The reverberations of the Underground haunt the pages of Crime and Punishment…
But what about the unwanted unfortunates of this world?… Can anyone love and forgive them?…
“On that day He will come and ask, 'Where is the daughter who gave herself for a wicked and consumptive stepmother, for a stranger's little children? Where is the daughter who pitied her earthly father, a foul drunkard, not shrinking from his beastliness?' And He will say, 'Come! I have already forgiven you once ... I have forgiven you once... And now, too, your many sins are forgiven, for you have loved much's ..? And He will forgive my Sonya, He will forgive her, I know He will ... Today, when I was with her, I felt it in my heart! And He will judge and forgive all, the good and the wicked, the wise and the humble...”
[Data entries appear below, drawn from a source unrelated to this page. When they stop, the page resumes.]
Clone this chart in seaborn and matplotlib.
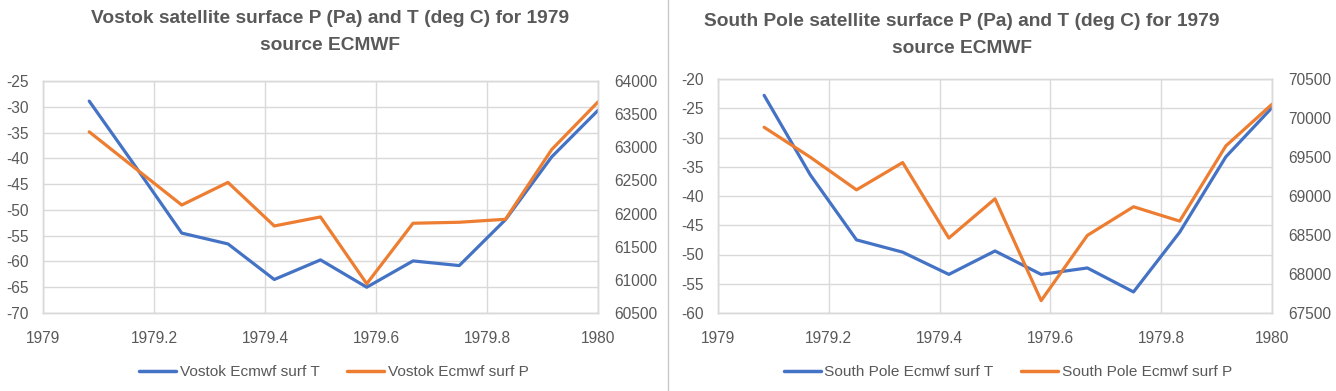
import matplotlib
matplotlib.use("Agg")
import matplotlib.pyplot as plt
import seaborn as sns
import pandas as pd
from matplotlib.lines import Line2D

# ---- data ----
decimal_year = [1979.0833, 1979.1667, 1979.25, 1979.3333, 1979.4167, 1979.5,
                1979.5833, 1979.6667, 1979.75, 1979.8333, 1979.9167, 1980.0]
vostok_T = [-28.9, -41.6, -54.5, -56.6, -63.5, -59.7, -65.0, -59.9, -60.8, -51.9, -39.7, -30.7]
vostok_P = [63233, 62680, 62129, 62470, 61813, 61949, 60941, 61854, 61869, 61914, 62967, 63684]
sp_T = [-22.8, -36.4, -47.5, -49.6, -53.4, -49.4, -53.4, -52.3, -56.4, -46.2, -33.3, -24.9]
sp_P = [69881, 69497, 69079, 69429, 68461, 68964, 67659, 68495, 68862, 68678, 69642, 70176]

titles = ["Vostok satellite surface P (Pa) and T (deg C) for 1979\nsource ECMWF",
          "South Pole satellite surface P (Pa) and T (deg C) for 1979\nsource ECMWF"]
labels_T = ["Vostok Ecmwf surf T", "South Pole Ecmwf surf T"]
labels_P = ["Vostok Ecmwf surf P", "South Pole Ecmwf surf P"]
x_ticks = [1979, 1979.2, 1979.4, 1979.6, 1979.8, 1980]
x_ticklabels = ["1979", "1979.2", "1979.4", "1979.6", "1979.8", "1980"]
left_ticks = [list(range(-70, -24, 5)), list(range(-60, -19, 5))]
right_ticks = [list(range(60500, 64001, 500)), list(range(67500, 70501, 500))]

sns.set_theme(style="white")
plt.rcParams['font.family'] = ['Liberation Sans', 'DejaVu Sans']
plt.rcParams['axes.unicode_minus'] = False

BLUE = "#4472C4"
ORANGE = "#ED7D31"
GRID = "#D9D9D9"
TXT = "#595959"

W, H = 1336, 391
fig = plt.figure(figsize=(W / 100, H / 100), dpi=100)

# axes rectangles in pixels: (left, top, right, bottom)
rects = [(43, 81, 598, 313), (718, 79, 1272, 313)]
title_x = [330, 962]
title_y = [32, 35]
legend_x = [334, 1008]

datasets = [(vostok_T, vostok_P), (sp_T, sp_P)]

for i, (tvals, pvals) in enumerate(datasets):
    l, t, r, b = rects[i]
    ax = fig.add_axes([l / W, 1 - b / H, (r - l) / W, (b - t) / H])
    ax2 = ax.twinx()
    df = pd.DataFrame({"x": decimal_year, "T": tvals, "P": pvals})
    sns.lineplot(data=df, x="x", y="T", ax=ax, color=BLUE, linewidth=2.3, label=labels_T[i], legend=False)
    sns.lineplot(data=df, x="x", y="P", ax=ax2, color=ORANGE, linewidth=2.3, label=labels_P[i], legend=False)

    ax.set_xlim(1979, 1980)
    ax.set_ylim(left_ticks[i][0], left_ticks[i][-1])
    ax2.set_ylim(right_ticks[i][0], right_ticks[i][-1])
    ax.set_xticks(x_ticks)
    ax.set_xticklabels(x_ticklabels)
    ax.set_yticks(left_ticks[i])
    ax2.set_yticks(right_ticks[i])
    ax.set_xlabel("")
    ax.set_ylabel("")
    ax2.set_ylabel("")
    ax.grid(True, color=GRID, linewidth=1.0)
    ax.set_axisbelow(True)
    ax2.grid(False)
    for a in (ax, ax2):
        for s in a.spines.values():
            s.set_color(GRID)
            s.set_linewidth(1.0)
        a.tick_params(length=0, labelsize=11.2, colors=TXT)
    ax.tick_params(axis='y', pad=10)
    ax2.tick_params(axis='y', pad=12)
    ax.tick_params(axis='x', pad=13)

    fig.text(title_x[i] / W, 1 - title_y[i] / H, titles[i], ha="center", va="center",
             fontsize=13.8, fontweight="bold", color=TXT, linespacing=1.75)

    handles = [Line2D([0], [0], color=BLUE, lw=2.5), Line2D([0], [0], color=ORANGE, lw=2.5)]
    fig.legend(handles, [labels_T[i], labels_P[i]], loc="center",
               bbox_to_anchor=(legend_x[i] / W, 1 - 372 / H), ncol=2, frameon=False,
               fontsize=11.1, labelcolor=TXT, handlelength=2.4, handletextpad=0.25,
               columnspacing=1.8)

fig.add_artist(Line2D([668 / W, 668 / W], [0, 1], transform=fig.transFigure, color="#C8C8C8", lw=1))

fig.savefig("out.png", dpi=100)
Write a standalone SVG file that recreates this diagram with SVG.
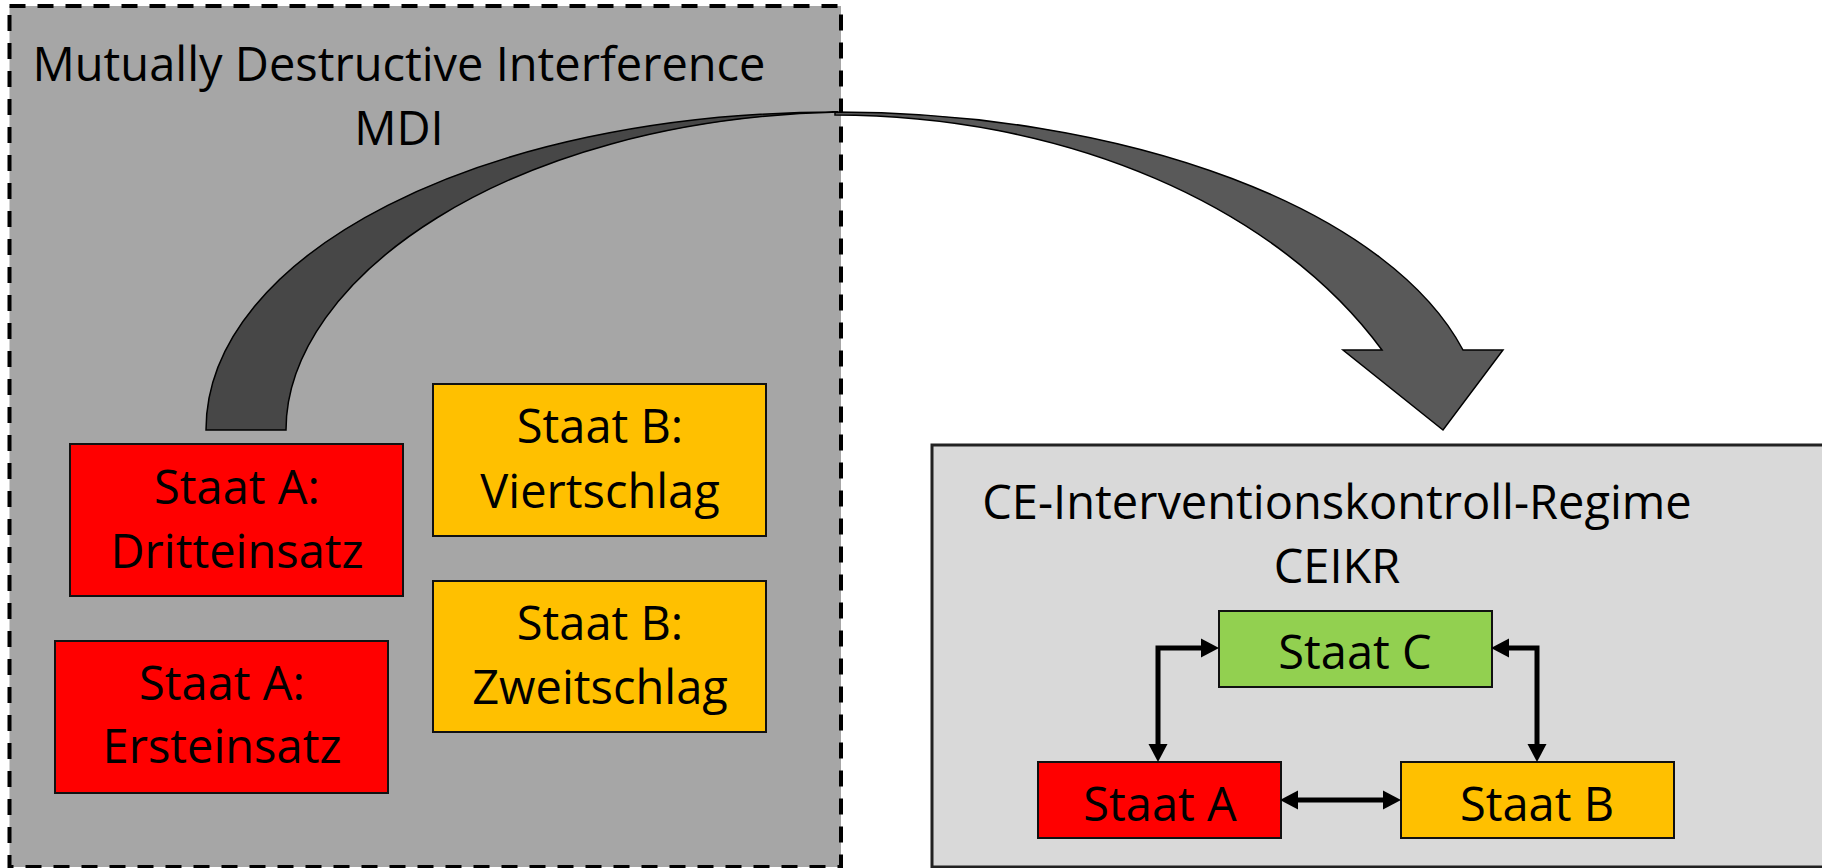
<svg xmlns="http://www.w3.org/2000/svg" width="1822" height="868" viewBox="0 0 1822 868">
  <style>
    text { font-family: "Open Sans", Lato, "Liberation Sans", sans-serif; fill: #000; text-anchor: middle; }
    .t { font-size: 47px; }
    .box { stroke: #111; stroke-width: 2; }
    .red { fill: #ff0000; }
    .org { fill: #ffc000; }
    .grn { fill: #92d050; }
    .conn { fill: none; stroke: #000; stroke-width: 5; stroke-linejoin: miter; }
  </style>
  <defs>
    <marker id="ah" markerUnits="userSpaceOnUse" markerWidth="19" markerHeight="20" viewBox="0 0 19 20" refX="0" refY="10" orient="auto-start-reverse">
      <path d="M0,0.5 L18,10 L0,19.5 Z" fill="#000"/>
    </marker>
  </defs>
  <rect width="1822" height="868" fill="#ffffff"/>

  <g id="mdi">
    <rect x="9.5" y="6" width="831.5" height="861" fill="#a6a6a6" stroke="#000" stroke-width="4" stroke-dasharray="16 12"/>
    <text class="t" x="399" y="81">Mutually Destructive Interference</text>
    <text class="t" x="399" y="145">MDI</text>
  </g>

  <g id="ceikr">
    <rect x="932" y="445" width="900" height="422" fill="#d9d9d9" stroke="#222" stroke-width="3"/>
    <text class="t" x="1337" y="519">CE-Interventionskontroll-Regime</text>
    <text class="t" x="1337" y="583">CEIKR</text>
  </g>

  <g id="mdi-a3">
    <rect class="box red" x="70" y="444" width="333" height="152"/>
    <text class="t" x="237" y="504">Staat A:</text>
    <text class="t" x="237" y="568">Dritteinsatz</text>
  </g>
  <g id="mdi-a1">
    <rect class="box red" x="55" y="641" width="333" height="152"/>
    <text class="t" x="222" y="700">Staat A:</text>
    <text class="t" x="222" y="763">Ersteinsatz</text>
  </g>
  <g id="mdi-b4">
    <rect class="box org" x="433" y="384" width="333" height="152"/>
    <text class="t" x="600" y="443">Staat B:</text>
    <text class="t" x="600" y="508">Viertschlag</text>
  </g>
  <g id="mdi-b2">
    <rect class="box org" x="433" y="581" width="333" height="151"/>
    <text class="t" x="600" y="640">Staat B:</text>
    <text class="t" x="600" y="704">Zweitschlag</text>
  </g>

  <g id="c-c">
    <rect class="box grn" x="1219" y="611" width="273" height="76"/>
    <text class="t" x="1355" y="669">Staat C</text>
  </g>
  <g id="c-a">
    <rect class="box red" x="1038" y="762" width="243" height="76"/>
    <text class="t" x="1160" y="821">Staat A</text>
  </g>
  <g id="c-b">
    <rect class="box org" x="1401" y="762" width="273" height="76"/>
    <text class="t" x="1537" y="821">Staat B</text>
  </g>

  <g id="connectors">
    <path class="conn" d="M1201,648 H1158 V744" marker-start="url(#ah)" marker-end="url(#ah)"/>
    <path class="conn" d="M1509,648 H1537 V744" marker-start="url(#ah)" marker-end="url(#ah)"/>
    <path class="conn" d="M1298,800 H1383" marker-start="url(#ah)" marker-end="url(#ah)"/>
    <g id="curved-arrow" stroke="#000" stroke-width="1.5" stroke-linejoin="miter">
      <path d="M206,430 C206,255 480,112 838,112 C505,120 286,280 286,430 Z" fill="#474747"/>
      <path d="M835,112 A649,318 0 0 1 1463,350 L1503,350 L1443,430 L1343,350 L1382,350 A616,435 0 0 0 835,115 Z" fill="#595959"/>
    </g>
  </g>
</svg>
These words will reverberate on the pages of Brothers Karamazov in 13-14 years… Dostoevsky will still be searching for an answer…
In the meantime, our hapless student - or is he a former student?! - empties his pockets and leaves all he has for the pathetic family… Why? God only knows…
“Bravo, Sonya! What a well they've dug for them-selves, however! And they use it! They really do use it! And they got accustomed to it. Wept a bit and got accustomed. Man gets accustomed to everything, the scoundrel!"
He fell to thinking.
"But if that's a lie," he suddenly exclaimed involuntarily, "if man in fact is not a scoundrel-in general, that is, the whole human race-then the rest is all mere prejudice, instilled fear, and there are no barriers, and that's just how it should be! ..."
If this misery exists and human beings use each other without shame or moral scruples, then to hell of barriers - and everything is permitted?! How did Raskolnikov come to this conclusion at the end of Chapter 2?! How indeed… 550 pages to find an answer… Forward...
Sennaya Square - or Haymarket Square - with a view of the Savoir Church, Saint Petersburg, Russia, 1840s.